By the time Miglin’s body was discovered, Cunanan had made it as far as Pennsylvania driving Miglin’s Lexus. Once there he made a mistake and activated Miglin’s cell phone. Police were able to monitor the cell for a while as its signal bounced off towers into New Jersey.
Then, five days after Miglin’s death shot Cunanan into infamy, the dead millionaire’s car was found in a Pennsylvania cemetery. He’d killed the cemetery’s caretaker, William Reese, and taken Reese’s truck.
Then he vanished completely for a month.
On the morning of July 15, Gianni Versace had just taken a walk in his Miami Beach neighborhood. One of the world’s premiere fashion designers, he was a celebrity in his own right, rubbing elbows with the likes of Princess Diana, Sting, and supermodel Naomi Campbell.
As he mounted the steps to the mansion he shared with his partner Antonio D’Amico, someone shot Versace twice with a .40 caliber weapon. The shooter’s description matched Cunanan. The truck he’d stolen from the Pennsylvania cemetery was found in a parking garage not far from Versace’s residence. Yet once again, the elusive killer was in the wind.
In the end, police would achieve no real satisfaction in their pursuit of Cunanan. He’d broken into a houseboat after the murder and as law enforcement was finally closing in on July 23, he shot himself. He did it with the .40 caliber handgun he’d used to kill three of his victims, including Versace.
“I am a cipher amidst the immense splendors of this place,” Cunanan once wrote to David Madson. He was referring to Venice, Italy.
“I don’t have a mask,” he continued, “(but my natural one is so good!)”

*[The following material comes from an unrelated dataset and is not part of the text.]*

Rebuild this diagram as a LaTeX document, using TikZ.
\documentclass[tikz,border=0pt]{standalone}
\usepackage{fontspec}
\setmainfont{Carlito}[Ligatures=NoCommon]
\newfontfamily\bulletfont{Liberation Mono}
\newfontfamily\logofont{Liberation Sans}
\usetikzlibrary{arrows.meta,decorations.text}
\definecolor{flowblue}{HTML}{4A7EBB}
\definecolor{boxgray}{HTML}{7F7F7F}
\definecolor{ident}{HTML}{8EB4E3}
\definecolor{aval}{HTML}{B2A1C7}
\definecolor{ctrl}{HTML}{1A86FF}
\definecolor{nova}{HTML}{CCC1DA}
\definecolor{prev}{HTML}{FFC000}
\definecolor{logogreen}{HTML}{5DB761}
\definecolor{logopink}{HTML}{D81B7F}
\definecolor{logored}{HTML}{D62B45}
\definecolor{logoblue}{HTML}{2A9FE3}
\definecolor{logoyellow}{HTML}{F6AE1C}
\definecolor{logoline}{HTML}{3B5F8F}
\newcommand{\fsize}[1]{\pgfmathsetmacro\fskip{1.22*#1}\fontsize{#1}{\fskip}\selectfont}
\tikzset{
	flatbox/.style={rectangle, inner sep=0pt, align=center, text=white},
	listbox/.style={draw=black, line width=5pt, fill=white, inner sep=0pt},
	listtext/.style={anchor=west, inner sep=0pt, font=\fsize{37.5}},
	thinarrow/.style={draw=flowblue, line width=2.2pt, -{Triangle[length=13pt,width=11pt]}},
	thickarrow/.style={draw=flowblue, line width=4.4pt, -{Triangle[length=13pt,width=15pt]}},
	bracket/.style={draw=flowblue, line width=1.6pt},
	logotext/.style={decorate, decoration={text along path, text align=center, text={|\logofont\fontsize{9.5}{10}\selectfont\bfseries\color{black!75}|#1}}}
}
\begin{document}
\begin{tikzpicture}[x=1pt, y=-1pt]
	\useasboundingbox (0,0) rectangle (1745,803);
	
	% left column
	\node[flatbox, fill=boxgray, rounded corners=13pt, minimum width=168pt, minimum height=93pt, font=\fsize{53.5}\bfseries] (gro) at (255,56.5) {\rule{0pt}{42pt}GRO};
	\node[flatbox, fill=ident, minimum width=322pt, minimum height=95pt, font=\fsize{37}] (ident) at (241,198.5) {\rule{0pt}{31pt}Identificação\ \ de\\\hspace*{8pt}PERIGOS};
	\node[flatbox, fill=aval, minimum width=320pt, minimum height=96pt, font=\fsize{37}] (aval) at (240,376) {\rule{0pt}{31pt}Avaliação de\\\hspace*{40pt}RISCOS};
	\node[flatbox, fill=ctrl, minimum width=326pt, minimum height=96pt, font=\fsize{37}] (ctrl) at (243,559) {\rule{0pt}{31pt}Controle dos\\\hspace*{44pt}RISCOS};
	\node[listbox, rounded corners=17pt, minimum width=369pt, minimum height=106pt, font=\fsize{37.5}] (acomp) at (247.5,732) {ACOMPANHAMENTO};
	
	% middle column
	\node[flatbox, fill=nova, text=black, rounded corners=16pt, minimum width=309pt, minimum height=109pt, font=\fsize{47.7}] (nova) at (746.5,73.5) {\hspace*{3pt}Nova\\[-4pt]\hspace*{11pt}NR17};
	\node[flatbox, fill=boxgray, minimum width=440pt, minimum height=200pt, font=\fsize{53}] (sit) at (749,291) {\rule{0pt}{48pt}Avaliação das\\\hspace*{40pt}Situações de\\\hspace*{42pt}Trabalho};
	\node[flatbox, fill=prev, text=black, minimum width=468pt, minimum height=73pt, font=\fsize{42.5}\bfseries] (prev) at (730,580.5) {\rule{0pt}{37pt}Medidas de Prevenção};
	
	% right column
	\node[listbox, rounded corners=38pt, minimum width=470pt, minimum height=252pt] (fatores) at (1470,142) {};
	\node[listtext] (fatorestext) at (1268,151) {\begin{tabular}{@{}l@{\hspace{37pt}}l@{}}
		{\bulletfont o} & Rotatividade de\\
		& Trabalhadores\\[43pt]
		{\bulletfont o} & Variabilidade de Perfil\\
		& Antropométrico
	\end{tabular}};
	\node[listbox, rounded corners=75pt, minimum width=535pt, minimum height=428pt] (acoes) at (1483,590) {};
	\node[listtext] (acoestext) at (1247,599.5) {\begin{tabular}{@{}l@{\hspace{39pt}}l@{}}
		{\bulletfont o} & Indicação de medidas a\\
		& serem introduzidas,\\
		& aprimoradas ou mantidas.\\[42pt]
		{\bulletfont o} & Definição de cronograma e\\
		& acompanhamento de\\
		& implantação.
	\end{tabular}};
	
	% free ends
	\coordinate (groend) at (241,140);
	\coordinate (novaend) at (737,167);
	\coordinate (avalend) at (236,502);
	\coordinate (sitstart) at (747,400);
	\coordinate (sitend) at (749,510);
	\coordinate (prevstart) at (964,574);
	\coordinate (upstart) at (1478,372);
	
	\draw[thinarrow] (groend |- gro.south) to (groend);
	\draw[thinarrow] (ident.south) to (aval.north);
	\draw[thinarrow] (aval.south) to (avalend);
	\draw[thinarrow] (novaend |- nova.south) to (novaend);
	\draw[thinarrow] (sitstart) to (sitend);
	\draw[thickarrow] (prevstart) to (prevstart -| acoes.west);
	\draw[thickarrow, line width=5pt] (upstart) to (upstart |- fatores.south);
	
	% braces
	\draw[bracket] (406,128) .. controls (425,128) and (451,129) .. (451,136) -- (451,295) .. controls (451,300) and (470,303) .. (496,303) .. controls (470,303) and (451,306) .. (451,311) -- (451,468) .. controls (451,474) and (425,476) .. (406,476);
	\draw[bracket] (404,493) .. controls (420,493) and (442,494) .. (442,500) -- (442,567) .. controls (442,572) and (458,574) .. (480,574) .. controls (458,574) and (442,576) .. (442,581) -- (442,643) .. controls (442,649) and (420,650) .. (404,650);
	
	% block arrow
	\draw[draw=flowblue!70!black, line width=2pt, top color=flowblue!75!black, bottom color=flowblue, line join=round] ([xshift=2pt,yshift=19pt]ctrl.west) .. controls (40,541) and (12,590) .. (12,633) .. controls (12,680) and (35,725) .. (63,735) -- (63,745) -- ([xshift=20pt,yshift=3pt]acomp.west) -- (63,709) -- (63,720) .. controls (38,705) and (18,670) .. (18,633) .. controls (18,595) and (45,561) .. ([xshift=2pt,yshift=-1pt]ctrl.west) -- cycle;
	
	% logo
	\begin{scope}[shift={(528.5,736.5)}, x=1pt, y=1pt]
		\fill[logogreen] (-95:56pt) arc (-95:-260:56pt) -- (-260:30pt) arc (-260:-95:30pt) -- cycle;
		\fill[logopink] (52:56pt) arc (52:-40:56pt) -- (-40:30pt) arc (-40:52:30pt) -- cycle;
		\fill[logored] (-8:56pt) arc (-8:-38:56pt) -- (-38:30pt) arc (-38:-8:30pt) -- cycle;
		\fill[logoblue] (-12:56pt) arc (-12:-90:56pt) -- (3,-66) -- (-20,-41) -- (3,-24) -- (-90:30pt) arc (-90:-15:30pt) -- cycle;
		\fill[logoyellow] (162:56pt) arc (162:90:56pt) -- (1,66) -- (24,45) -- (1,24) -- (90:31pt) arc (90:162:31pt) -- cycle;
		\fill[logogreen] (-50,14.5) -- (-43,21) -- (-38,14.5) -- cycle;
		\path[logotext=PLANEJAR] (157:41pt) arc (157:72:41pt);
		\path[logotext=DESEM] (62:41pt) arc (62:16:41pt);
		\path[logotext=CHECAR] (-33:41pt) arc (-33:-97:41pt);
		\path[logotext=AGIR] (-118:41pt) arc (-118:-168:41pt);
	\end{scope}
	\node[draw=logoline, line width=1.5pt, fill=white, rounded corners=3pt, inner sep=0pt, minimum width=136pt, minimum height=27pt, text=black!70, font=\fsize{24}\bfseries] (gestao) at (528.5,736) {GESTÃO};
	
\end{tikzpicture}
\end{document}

There’s been a movement among many in the media to not analyze or even mention a killer, if possible. In principle that makes sense—it’s the victims who deserve to be remembered, not the person who murdered them.
Yet when it comes Cunanan, it’s hard to avoid the desire to figure him out.

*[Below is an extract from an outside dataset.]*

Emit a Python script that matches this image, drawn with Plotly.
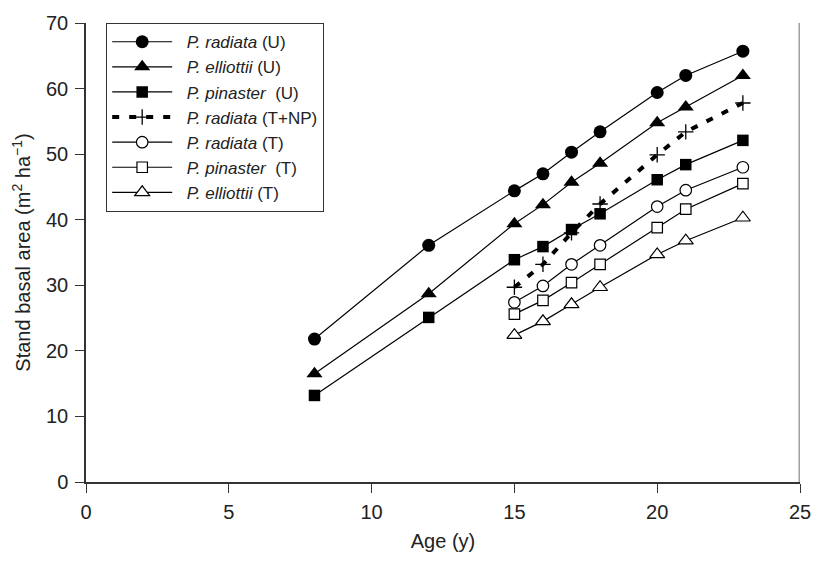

Even the FBI seems to admit they have a tough time with that, writing in an article published on the Federal Bureau of Investigation’s website in 2014 that Cunanan’s “murderous spree” began for “reasons that remain unclear.”

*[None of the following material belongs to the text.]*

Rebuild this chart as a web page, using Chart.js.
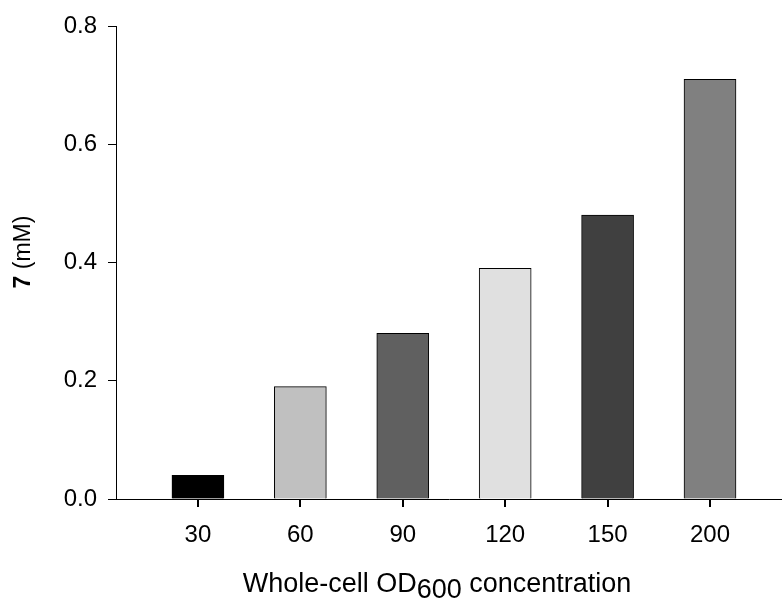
<!DOCTYPE html>
<html>
<head>
<meta charset="utf-8">
<script src="https://cdn.jsdelivr.net/npm/chart.js@4/dist/chart.umd.min.js"></script>
<style>
  html, body { margin: 0; padding: 0; background: #fff; }
  #wrap { width: 782px; height: 600px; }
</style>
</head>
<body>
<div id="wrap"><canvas id="odChart" width="782" height="600"></canvas></div>
<script>
// OD600 levels and product 7 concentration (mM)
const odLevels = ['30', '60', '90', '120', '150', '200'];
const product7 = [0.04, 0.19, 0.28, 0.39, 0.48, 0.71];
const barGreys = ['#000000', '#c0c0c0', '#606060', '#e0e0e0', '#404040', '#808080'];
const yTicks = [0, 0.2, 0.4, 0.6, 0.8];

const FONT = '"Liberation Sans", Arial, Helvetica, sans-serif';

// small marks under each bar centre on the x axis
const xTickMarks = {
    id: 'xTickMarks',
    afterDraw(chart) {
        const ctx = chart.ctx;
        const xs = chart.scales.x;
        const y0 = Math.round(chart.chartArea.bottom);
        ctx.save();
        ctx.strokeStyle = '#000';
        ctx.lineWidth = 2;
        odLevels.forEach((_, i) => {
            const px = Math.round(xs.getPixelForValue(i));
            ctx.beginPath();
            ctx.moveTo(px, y0);
            ctx.lineTo(px, y0 + 8);
            ctx.stroke();
        });
        ctx.restore();
    }
};

// axis titles: bold compound number on y, subscript on x
const axisTitles = {
    id: 'axisTitles',
    afterDraw(chart) {
        const ctx = chart.ctx;
        ctx.save();
        ctx.fillStyle = '#000';

        // y title, rotated
        ctx.translate(24, 252);
        ctx.rotate(-Math.PI / 2);
        ctx.textBaseline = 'middle';
        ctx.font = 'bold 23px ' + FONT;
        const a = '7';
        const wa = ctx.measureText(a).width;
        ctx.font = '23px ' + FONT;
        const b = ' (mM)';
        const wb = ctx.measureText(b).width;
        let x0 = -(wa + wb) / 2;
        ctx.textAlign = 'left';
        ctx.font = 'bold 23px ' + FONT;
        ctx.fillText(a, x0, 0);
        ctx.font = '23px ' + FONT;
        ctx.fillText(b, x0 + wa, 0);
        ctx.restore();

        // x title with OD subscript
        ctx.save();
        ctx.fillStyle = '#000';
        ctx.textBaseline = 'alphabetic';
        ctx.textAlign = 'left';
        const parts = [
            { t: 'Whole-cell OD', size: 27, dy: 0 },
            { t: '600', size: 27, dy: 6 },
            { t: ' concentration', size: 27, dy: 0 }
        ];
        let total = 0;
        parts.forEach(p => {
            ctx.font = p.size + 'px ' + FONT;
            p.w = ctx.measureText(p.t).width;
            total += p.w;
        });
        let x = 437 - total / 2;
        parts.forEach(p => {
            ctx.font = p.size + 'px ' + FONT;
            ctx.fillText(p.t, x, 592 + p.dy);
            x += p.w;
        });
        ctx.restore();
    }
};

new Chart(document.getElementById('odChart'), {
    type: 'bar',
    data: {
        datasets: [{
            data: product7.map((v, i) => ({ x: i, y: v })),
            backgroundColor: barGreys,
            borderColor: '#000',
            borderWidth: 1,
            barThickness: 52
        }]
    },
    options: {
        responsive: false,
        animation: false,
        devicePixelRatio: 1,
        layout: { padding: { top: 26, right: 0, left: 0, bottom: 0 } },
        plugins: { legend: { display: false }, tooltip: { enabled: false } },
        scales: {
            x: {
                type: 'linear',
                offset: false,
                min: -0.8,
                max: 5.703,
                afterBuildTicks: s => { s.ticks = odLevels.map((_, i) => ({ value: i })); },
                afterFit: s => { s.height = 101; },
                grid: { offset: false, drawOnChartArea: false, drawTicks: true, tickLength: 7, color: '#000', lineWidth: 1 },
                border: { display: true, color: '#000', width: 1 },
                ticks: {
                    callback: v => odLevels[v],
                    color: '#000',
                    font: { family: FONT, size: 24 },
                    padding: 15,
                    maxRotation: 0
                }
            },
            y: {
                min: 0,
                max: 0.8,
                afterBuildTicks: s => { s.ticks = yTicks.map(v => ({ value: v })); },
                afterFit: s => { s.width = 116; },
                grid: { drawOnChartArea: false, drawTicks: true, tickLength: 8, color: '#000', lineWidth: 1 },
                border: { display: true, color: '#000', width: 1 },
                ticks: {
                    callback: v => v.toFixed(1),
                    color: '#000',
                    font: { family: FONT, size: 24 },
                    padding: 11
                }
            }
        }
    },
    plugins: [xTickMarks, axisTitles]
});
</script>
</body>
</html>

That is, it’s always been hard to determine why Cunanan escalated from mere lying hustler to cross-country killer.
The FBI classifies killers who take several victims in three broad ways: Serial, spree, and the kind that’s all too familiar today, mass murderers.
Due to their position in pop culture, serial killers are easy to define: they kill more than two victims separately over time. There is what behavioral analysts call a “cooling off” period between each murder. That period can be weeks, months, or years. They are often—but not always—sexually motivated.
Spree killers commit more than two murders with very little break between crimes, and frequently while traveling—either on the run or simply wandering. Often, they know the people they kill. And as criminology professor Scott Bonn wrote in Psychology Today in 2014, a murder spree is “triggered by emotional upheavals and often [involves] victims who are acquaintances or family of the perpetrator, while serial killings are generally unemotional, driven by long-term and deep-seated fantasies, and involve victims who are unknown to the killer.”
There were sexualized elements of Cunanan’s crimes, with bondage paraphernalia found at some crime scenes. Yet the murders weren’t expressly sexual in action. The murder of William Reese, for example, was the utilitarian act of a psychopath: Reese was an obstacle to Cunanan obtaining a new, untraceable vehicle, so the killer eliminated him.
Cunanan has been called a serial killer, but he meets the criteria of a rage-driven spree killer, in the end. What spurred his rage? As Newsweek reported in August, 1997, the former boy toy and high fashion-loving party monster “was becoming pudgy and dissolute, unable to find a sugar daddy to keep him in Versace underwear.”
His parasitic lifestyle was falling apart, and he hated the world and anyone who represented what he wanted out of life—like a charismatic star fashion designer living happily in his Miami mansion with his lover.
I think that on some level Cunanan himself inadvertently hinted at what was inside him in throwaway, lighthearted statements like those in his letter to David Madson.
He was an emotional cipher, happily exploiting others for his predatory ends. That’s what he hid behind his “natural” mask.
Everything that led up to the assassination of Gianni Versace was what came when he realized the masquerade was over.